PIV Analysis Of Skin Friction And Coherent Structures In Turbulent Drag Reduction Regimes
F. Scarano, K. U. Kempaiah, M. Kotsonis
Dept. of Aerospace Engineering, TU Delft, The Netherlands
In the present work, planar and tomographic PIV are used to investigate how the organisation of wall turbulence is altered when actuators are operated with the objective of reducing the skin friction drag. When the wall is mechanically oscillated in the spanwise direction, high-resolution planar PIV enable the direct measurement of wall shear and a 15% reduction of skin friction is observed. The use of tomographic PIV enables access to the threedimensional organisation of low- and high-speed streaks, along with ejection events and associated hairpin vortices.
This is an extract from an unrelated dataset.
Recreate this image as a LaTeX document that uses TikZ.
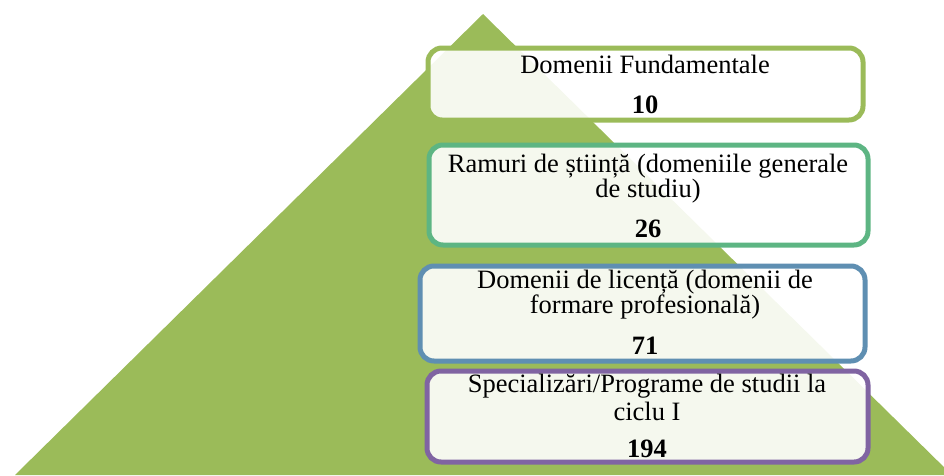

These observations help forming a conceptual model of the salient drag reduction mechanism, whereby hairpin autogeneration
is inhibited through a tilting action at the tail of low-speed streaks. The second part of the study documents an effort to surrogate the mechanical oscillation by means of a densely distributed array of AC-DBD plasma actuators. The latter are first characterised in quiescent flow, where the induced velocity distribution is obtained and compared to the solution of the classical second Stokes problem that models the mechanical oscillation. The induced peak of spanwise velocity is found to surpass the velocity of the oscillating wall. However, the wall jet height develops further away from the wall. More importantly, the spatially inhomogeneous distribution of the unsteady body force produces an unwanted lattice of starting streamwise vortices. The latter are deemed to be detrimental for the purpose of drag reduction, compared to the orderly and homogeneous sideways motion induced by mechanical wall motion. The application of the AC-DBD actuator currently leads to a pronounced momentum deficit in the logarithmic region and increases skin friction. Finally, further research directions are anticipated, that potentially circumvent the formation of streamwise vortices by means of AC-DBD actuators operating in steady regime.